Seventeen Years With Uncle Walter   

Walter Cronkite: His Life & Times
By Doug James
JM Press

Book review by Chip Rowe
Chip Rowe, a former AJR associate editor, is an editor at Playboy.     

Walter Cronkite: His Life & Times
By Doug James
JM Press
280 pages, $19.95

Doug James, a longtime high school and college teacher in Mobile, Alabama, spent 17 years researching his new biography of Walter Cronkite. The book, which began as an academic paper, contains many rich and often quirky details about the retired CBS News anchor.
Interview by Chip Rowe, assistant editor of WJR.

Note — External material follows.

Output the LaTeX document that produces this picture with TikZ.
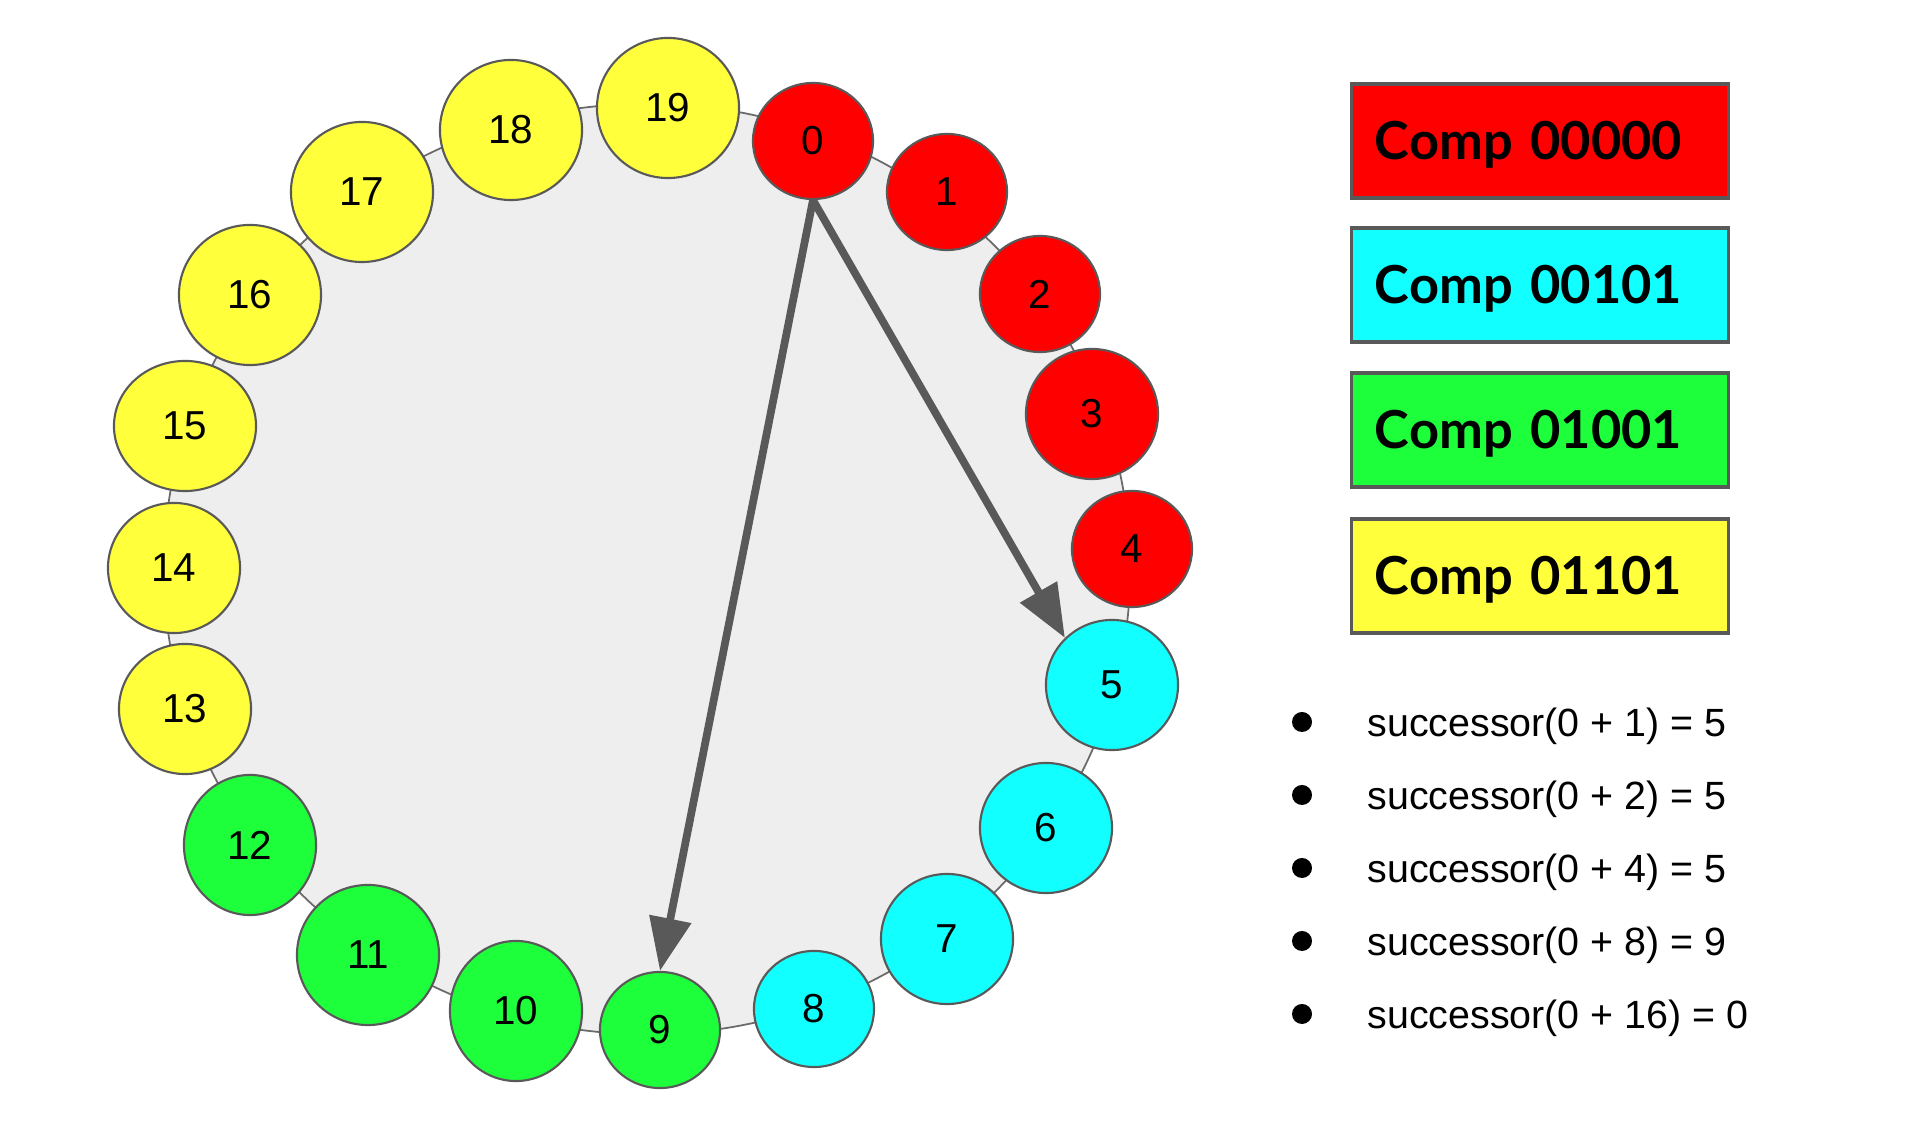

WJR: Noting the offbeat details you include in your book, and knowing you spent years tracking Walter's life and career, people might accuse you of being obsessed.

DJ[laughs]: It was just a matter of seeing something through. I was teaching full-time and doing Naval Reserve on weekends, so I didn't have the time I needed to finish the manuscript. It sort of followed me around.

WJR: You interviewed his mother, Helen Fritsche Cronkite, and became friends. How did you meet?

DJ:I knew Helen was living in Washington, D.C., so I phoned her and she was very receptive. All the way through she sent me clippings she thought I might be able to use.

WJR: At one point she gave you some childhood photos of her son, which you include in the book.

DJ:She gave me the whole family album. I brought it home and used the things I thought were appropriate and then returned it.

WJR: Did Walter do anything as a kid that would drive her crazy?

DJ:No, she never would say that. Walter is still her little boy. She was his guiding light.

WJR: You mention in the book that Walter likes striptease acts. Can you elaborate?

DJ:He does a parody at parties, where he takes off his jacket and pantomimes with a silk scarf to the song "A Pretty Girl Is Like a Melody." It's never been a sleaze thing.

WJR: How many times did you talk with him?

DJ:Twice on the phone and once in his office. I spent a day at CBS News in 1974.

WJR: We know he loves sailing. Does he have any other hobbies?

DJ:He's a daredevil. He dove in a submarine under the Arctic ice cap, he flew in one of the planes where they do a flip to make you weightless, he raced sports cars and rolled one over in the Smokies, he flew in a hot air balloon with Malcolm Forbes, but it crash-landed and dragged them across a pasture. He still wants to go into space, but nobody's asked.

WJR: In 1968, he had a special program to express his disillusionment with the Vietnam War. Supposedly that had some effect on Lyndon Johnson.

DJ:The story goes that Johnson said, "Well, we've lost Cronkite, so we've lost middle America." I understand at that point he decided not to seek re-election.

WJR: That same year Walter had a rough time at the Democratic convention in Chicago when he interviewed Mayor Daley.

DJ:It was his worst hour. Daley completely overwhelmed him.

WJR: You note another disastrous experience he suffered years earlier, in 1954.

DJ:CBS hoped to compete with NBC's "Today" show, so they had Walter surrounded by huge puppets such as Humphry the Hound-Dog and Charlemane the Lion. He was supposed to cavort with these animals and read the news. But it was too ambitious.

WJR: Since his retirement, what direction has network news taken?

DJ:Thomas Hoving has called today's network anchors "automatons" because you can predict with a stopwatch exactly what movements each will make. They don't have the compassion of a Cronkite.

WJR: Is Walter still the most trusted man in America?

DJ:In 1990, nine years after he retired, people asked to rate 102 broadcasters still said he was Number One. CBS uses him now to hook an audience; sometimes he literally introduces a show and walks off.

WJR: Why is it that Americans trust him?

DJ:It's his comfortable look he looks like a Dutch uncle. We'd been let down by so many people, but Walter Cronkite was what we thought he was.

WJR: There's no chance that he's a closet scoundrel?

DJ:No chance! Knowing his mother, I just couldn't believe that.